IOB Tagging: A scheme for marking chunk boundaries:
- B- (Beginning): Marks the first word of a chunk
- I- (Inside): Marks subsequent words in the same chunk
- O (Outside): Marks words not part of any chunk
Noun Phrase (NP): A chunk containing a noun and its modifiers. Example: "the red ball" Verb Phrase (VP): A chunk containing a verb and its auxiliaries or complements. Example: "is running fast" Prepositional Phrase (PP): A chunk starting with a preposition and its object. Example: "in the park"
Machine Learning Terms
Hidden Markov Model (HMM): A probabilistic model for sequence labeling, used to predict chunk tags based on word and tag probabilities. Conditional Random Field (CRF): A discriminative model for structured prediction, allowing richer feature sets for chunking.

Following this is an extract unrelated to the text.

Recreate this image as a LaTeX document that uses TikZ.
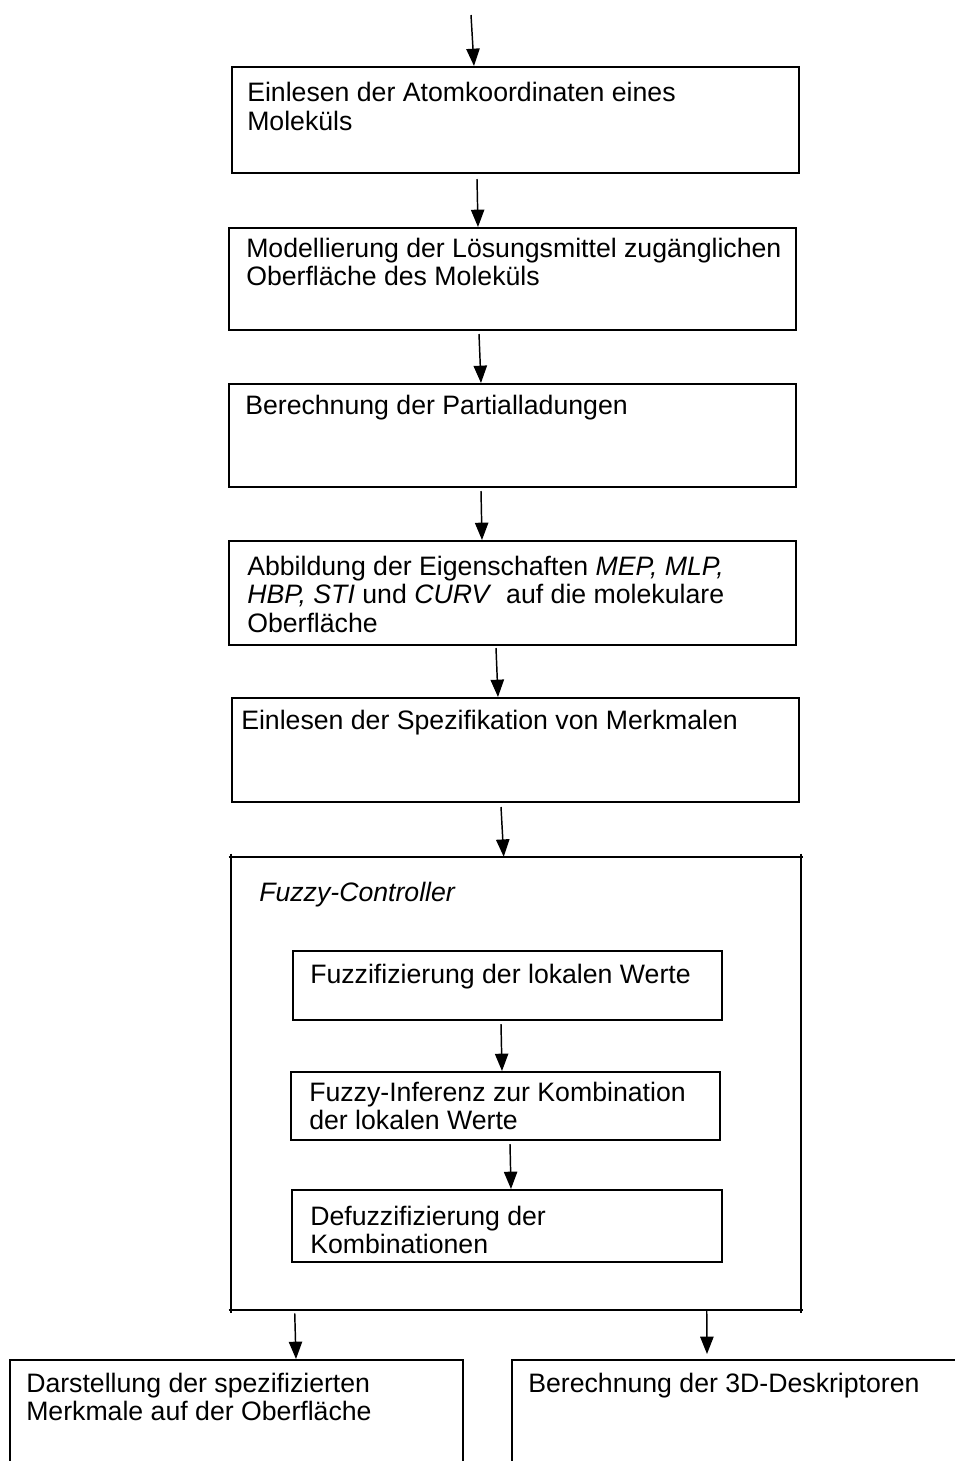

Feature: A property or attribute of a word or its context (e.g., lexicon, POS tag) used by the model to make predictions. Training Corpus: A labeled dataset used to train the chunker.
Analysis Terms
Chunk Boundary: The point in a sentence where one chunk ends and another begins. Gold Standard Annotation: The correct chunking of a sentence, used for evaluation. Chunking Accuracy: The percentage of correctly identified chunks compared to the gold standard. Shallow Parsing: Another term for chunking, focusing on phrase-level analysis rather than full syntactic parsing.